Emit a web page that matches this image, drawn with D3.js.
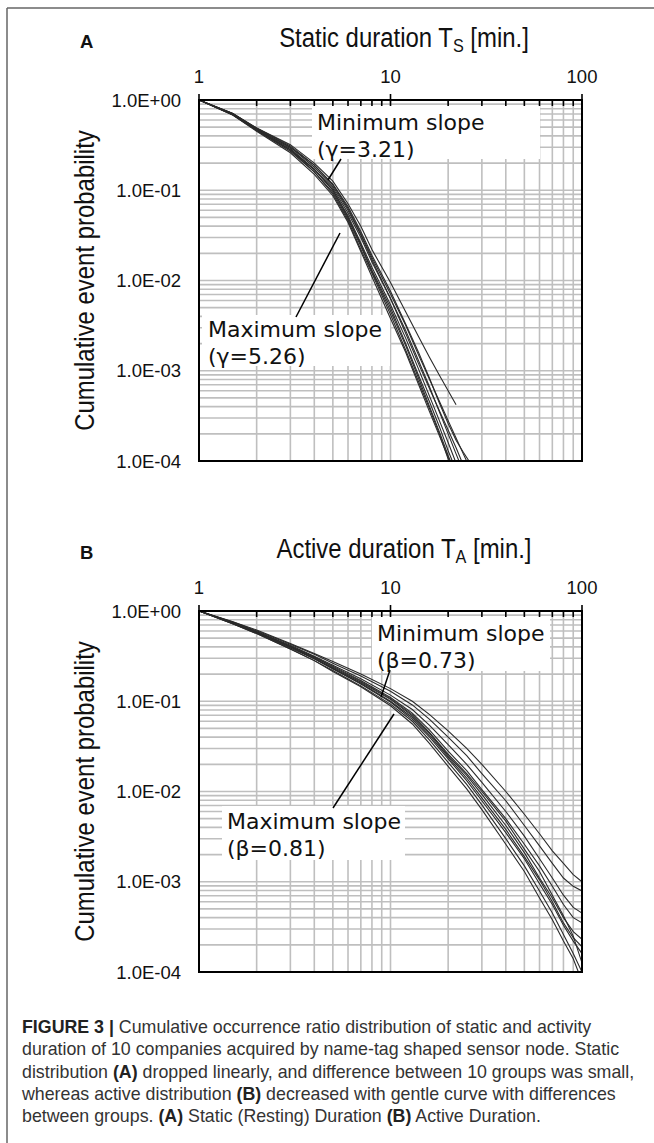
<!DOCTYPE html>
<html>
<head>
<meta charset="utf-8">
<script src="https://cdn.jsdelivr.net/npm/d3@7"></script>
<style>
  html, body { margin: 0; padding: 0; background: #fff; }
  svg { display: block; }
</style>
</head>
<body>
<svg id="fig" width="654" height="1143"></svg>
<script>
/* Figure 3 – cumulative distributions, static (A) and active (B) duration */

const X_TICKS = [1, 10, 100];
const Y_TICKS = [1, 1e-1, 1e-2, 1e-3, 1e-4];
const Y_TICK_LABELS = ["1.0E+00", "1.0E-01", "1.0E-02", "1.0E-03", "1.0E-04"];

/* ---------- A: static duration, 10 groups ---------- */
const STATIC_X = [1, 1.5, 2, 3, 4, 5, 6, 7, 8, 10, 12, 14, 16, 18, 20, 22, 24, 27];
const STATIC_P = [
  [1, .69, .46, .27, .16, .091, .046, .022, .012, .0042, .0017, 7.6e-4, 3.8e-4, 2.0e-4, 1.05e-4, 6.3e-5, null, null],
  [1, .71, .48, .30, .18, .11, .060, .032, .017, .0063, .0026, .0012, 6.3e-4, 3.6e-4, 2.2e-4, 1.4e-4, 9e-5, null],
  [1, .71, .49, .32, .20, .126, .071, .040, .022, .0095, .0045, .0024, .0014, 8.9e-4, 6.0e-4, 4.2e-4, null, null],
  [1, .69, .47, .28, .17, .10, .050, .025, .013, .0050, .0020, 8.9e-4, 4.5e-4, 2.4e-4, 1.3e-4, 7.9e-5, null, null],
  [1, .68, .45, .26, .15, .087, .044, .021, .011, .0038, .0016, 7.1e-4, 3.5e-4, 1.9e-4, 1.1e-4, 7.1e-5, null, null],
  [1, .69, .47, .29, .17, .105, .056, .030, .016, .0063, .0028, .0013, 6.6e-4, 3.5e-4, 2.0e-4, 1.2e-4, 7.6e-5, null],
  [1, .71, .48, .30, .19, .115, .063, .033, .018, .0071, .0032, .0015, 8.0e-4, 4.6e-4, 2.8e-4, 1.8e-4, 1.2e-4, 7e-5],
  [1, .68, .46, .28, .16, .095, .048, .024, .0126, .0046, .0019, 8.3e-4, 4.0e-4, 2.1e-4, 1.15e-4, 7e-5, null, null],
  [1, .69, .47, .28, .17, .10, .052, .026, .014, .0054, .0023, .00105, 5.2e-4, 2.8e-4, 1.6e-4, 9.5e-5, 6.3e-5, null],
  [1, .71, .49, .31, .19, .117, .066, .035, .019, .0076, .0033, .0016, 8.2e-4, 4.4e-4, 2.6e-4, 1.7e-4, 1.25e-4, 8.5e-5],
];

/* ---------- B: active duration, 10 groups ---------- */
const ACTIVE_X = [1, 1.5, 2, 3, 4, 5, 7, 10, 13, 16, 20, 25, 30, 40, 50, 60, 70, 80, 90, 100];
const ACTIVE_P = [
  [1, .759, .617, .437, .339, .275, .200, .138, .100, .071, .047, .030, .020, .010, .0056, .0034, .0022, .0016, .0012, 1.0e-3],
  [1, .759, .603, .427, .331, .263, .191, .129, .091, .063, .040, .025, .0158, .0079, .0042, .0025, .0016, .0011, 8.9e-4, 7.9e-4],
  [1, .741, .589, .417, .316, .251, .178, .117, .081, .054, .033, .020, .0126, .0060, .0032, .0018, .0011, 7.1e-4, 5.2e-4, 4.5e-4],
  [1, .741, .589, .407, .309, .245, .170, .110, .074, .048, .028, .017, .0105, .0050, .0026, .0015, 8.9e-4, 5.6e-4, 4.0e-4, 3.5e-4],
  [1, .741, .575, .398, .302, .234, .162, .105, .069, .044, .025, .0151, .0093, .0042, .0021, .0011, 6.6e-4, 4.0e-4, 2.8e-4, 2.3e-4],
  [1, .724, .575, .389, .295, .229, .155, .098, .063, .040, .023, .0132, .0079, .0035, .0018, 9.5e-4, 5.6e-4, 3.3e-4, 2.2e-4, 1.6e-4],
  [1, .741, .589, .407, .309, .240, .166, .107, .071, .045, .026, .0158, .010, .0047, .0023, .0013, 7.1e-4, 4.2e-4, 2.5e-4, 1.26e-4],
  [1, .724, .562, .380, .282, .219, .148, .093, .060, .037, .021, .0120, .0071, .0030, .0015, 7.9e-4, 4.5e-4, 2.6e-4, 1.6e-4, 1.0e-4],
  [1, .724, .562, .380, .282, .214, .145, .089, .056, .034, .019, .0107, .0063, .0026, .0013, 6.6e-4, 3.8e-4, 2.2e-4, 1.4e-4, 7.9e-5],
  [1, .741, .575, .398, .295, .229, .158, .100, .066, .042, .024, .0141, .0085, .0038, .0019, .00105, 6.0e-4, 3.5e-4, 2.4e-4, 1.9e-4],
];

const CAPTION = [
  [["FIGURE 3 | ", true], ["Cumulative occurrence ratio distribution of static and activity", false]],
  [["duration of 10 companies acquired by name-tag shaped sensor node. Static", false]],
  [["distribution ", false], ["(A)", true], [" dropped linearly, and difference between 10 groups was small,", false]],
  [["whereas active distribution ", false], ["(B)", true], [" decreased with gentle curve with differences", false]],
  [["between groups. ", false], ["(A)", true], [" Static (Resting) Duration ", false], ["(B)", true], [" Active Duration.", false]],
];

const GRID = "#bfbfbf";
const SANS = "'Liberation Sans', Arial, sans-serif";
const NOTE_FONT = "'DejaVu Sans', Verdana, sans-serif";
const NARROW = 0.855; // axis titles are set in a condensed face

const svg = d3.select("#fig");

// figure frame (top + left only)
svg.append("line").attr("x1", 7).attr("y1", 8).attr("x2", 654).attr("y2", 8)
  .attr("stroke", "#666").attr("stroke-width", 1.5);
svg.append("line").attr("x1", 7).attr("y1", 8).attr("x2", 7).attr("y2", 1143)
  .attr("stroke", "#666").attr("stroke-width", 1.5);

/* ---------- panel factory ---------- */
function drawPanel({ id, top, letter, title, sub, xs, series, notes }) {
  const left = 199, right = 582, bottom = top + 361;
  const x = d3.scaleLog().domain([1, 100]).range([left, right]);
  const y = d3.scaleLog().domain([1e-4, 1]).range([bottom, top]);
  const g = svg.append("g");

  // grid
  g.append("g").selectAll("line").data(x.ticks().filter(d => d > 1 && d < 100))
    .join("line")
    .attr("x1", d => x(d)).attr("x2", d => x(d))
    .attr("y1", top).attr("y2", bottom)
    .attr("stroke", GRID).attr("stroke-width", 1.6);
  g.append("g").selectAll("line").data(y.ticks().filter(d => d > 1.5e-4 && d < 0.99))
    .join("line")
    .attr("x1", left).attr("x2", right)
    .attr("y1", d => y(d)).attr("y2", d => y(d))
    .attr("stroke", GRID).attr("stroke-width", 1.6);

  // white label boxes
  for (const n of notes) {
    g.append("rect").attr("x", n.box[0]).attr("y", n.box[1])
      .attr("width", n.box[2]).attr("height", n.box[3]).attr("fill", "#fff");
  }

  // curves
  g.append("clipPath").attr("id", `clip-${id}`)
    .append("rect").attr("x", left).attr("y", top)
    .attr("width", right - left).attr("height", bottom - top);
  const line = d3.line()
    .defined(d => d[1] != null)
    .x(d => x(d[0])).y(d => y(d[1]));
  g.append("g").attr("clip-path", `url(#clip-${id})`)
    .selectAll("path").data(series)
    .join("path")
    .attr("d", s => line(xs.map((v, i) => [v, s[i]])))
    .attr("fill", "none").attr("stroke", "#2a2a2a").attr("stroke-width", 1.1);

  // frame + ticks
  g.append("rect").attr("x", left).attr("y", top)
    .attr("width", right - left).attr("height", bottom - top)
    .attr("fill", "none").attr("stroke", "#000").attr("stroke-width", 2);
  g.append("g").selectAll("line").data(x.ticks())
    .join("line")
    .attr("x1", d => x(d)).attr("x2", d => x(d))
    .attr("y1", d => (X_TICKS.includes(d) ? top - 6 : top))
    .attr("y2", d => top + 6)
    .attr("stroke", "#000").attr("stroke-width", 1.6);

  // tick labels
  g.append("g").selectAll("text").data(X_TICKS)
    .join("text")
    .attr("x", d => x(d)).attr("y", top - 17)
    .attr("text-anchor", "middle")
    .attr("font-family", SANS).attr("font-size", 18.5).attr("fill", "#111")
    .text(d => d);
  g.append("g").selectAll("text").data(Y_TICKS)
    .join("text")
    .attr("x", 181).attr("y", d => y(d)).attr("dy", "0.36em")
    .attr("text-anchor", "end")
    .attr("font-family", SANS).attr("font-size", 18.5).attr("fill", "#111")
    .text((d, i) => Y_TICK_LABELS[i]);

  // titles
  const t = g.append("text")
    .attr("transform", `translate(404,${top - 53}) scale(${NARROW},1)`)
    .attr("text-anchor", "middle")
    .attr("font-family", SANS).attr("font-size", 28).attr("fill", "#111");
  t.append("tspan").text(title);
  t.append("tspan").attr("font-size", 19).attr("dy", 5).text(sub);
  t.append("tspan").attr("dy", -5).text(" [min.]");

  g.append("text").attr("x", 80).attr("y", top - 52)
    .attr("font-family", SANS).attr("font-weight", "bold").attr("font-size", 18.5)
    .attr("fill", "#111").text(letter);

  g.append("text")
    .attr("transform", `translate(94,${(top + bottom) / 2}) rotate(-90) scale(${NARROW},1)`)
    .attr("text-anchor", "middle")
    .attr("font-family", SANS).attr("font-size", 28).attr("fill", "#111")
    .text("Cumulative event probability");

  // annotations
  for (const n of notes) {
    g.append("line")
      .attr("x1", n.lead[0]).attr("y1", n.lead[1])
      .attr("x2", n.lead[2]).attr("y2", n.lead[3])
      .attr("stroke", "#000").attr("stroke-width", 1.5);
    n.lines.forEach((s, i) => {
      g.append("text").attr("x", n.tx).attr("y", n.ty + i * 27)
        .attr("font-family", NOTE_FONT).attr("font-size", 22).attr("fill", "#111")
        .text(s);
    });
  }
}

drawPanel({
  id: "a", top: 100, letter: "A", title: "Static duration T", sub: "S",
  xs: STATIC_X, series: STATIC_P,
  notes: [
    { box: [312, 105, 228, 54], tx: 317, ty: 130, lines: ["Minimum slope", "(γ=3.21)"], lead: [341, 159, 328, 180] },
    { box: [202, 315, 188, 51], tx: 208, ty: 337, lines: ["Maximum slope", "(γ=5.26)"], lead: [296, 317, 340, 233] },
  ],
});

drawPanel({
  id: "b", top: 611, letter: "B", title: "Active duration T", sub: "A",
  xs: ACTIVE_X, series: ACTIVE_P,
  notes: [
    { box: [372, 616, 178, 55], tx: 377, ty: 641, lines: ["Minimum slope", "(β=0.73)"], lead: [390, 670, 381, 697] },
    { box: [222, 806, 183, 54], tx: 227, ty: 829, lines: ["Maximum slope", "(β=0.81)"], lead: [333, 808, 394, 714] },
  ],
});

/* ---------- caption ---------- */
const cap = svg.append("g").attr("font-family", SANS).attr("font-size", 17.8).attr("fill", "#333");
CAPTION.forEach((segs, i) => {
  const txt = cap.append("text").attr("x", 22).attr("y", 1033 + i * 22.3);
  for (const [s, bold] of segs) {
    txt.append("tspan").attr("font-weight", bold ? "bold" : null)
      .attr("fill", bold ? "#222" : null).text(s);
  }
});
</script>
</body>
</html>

++++++++++

INSTRUCTIONS TO FOLLOW –
Please repeat exactly the data above from its first line to the line that contains "(B) duration */", inclusive, and leave every picture out.

TASK ANSWER –
Emit a web page that matches this image, drawn with D3.js.
<!DOCTYPE html>
<html>
<head>
<meta charset="utf-8">
<script src="https://cdn.jsdelivr.net/npm/d3@7"></script>
<style>
  html, body { margin: 0; padding: 0; background: #fff; }
  svg { display: block; }
</style>
</head>
<body>
<svg id="fig" width="654" height="1143"></svg>
<script>
/* Figure 3 – cumulative distributions, static (A) and active (B) duration */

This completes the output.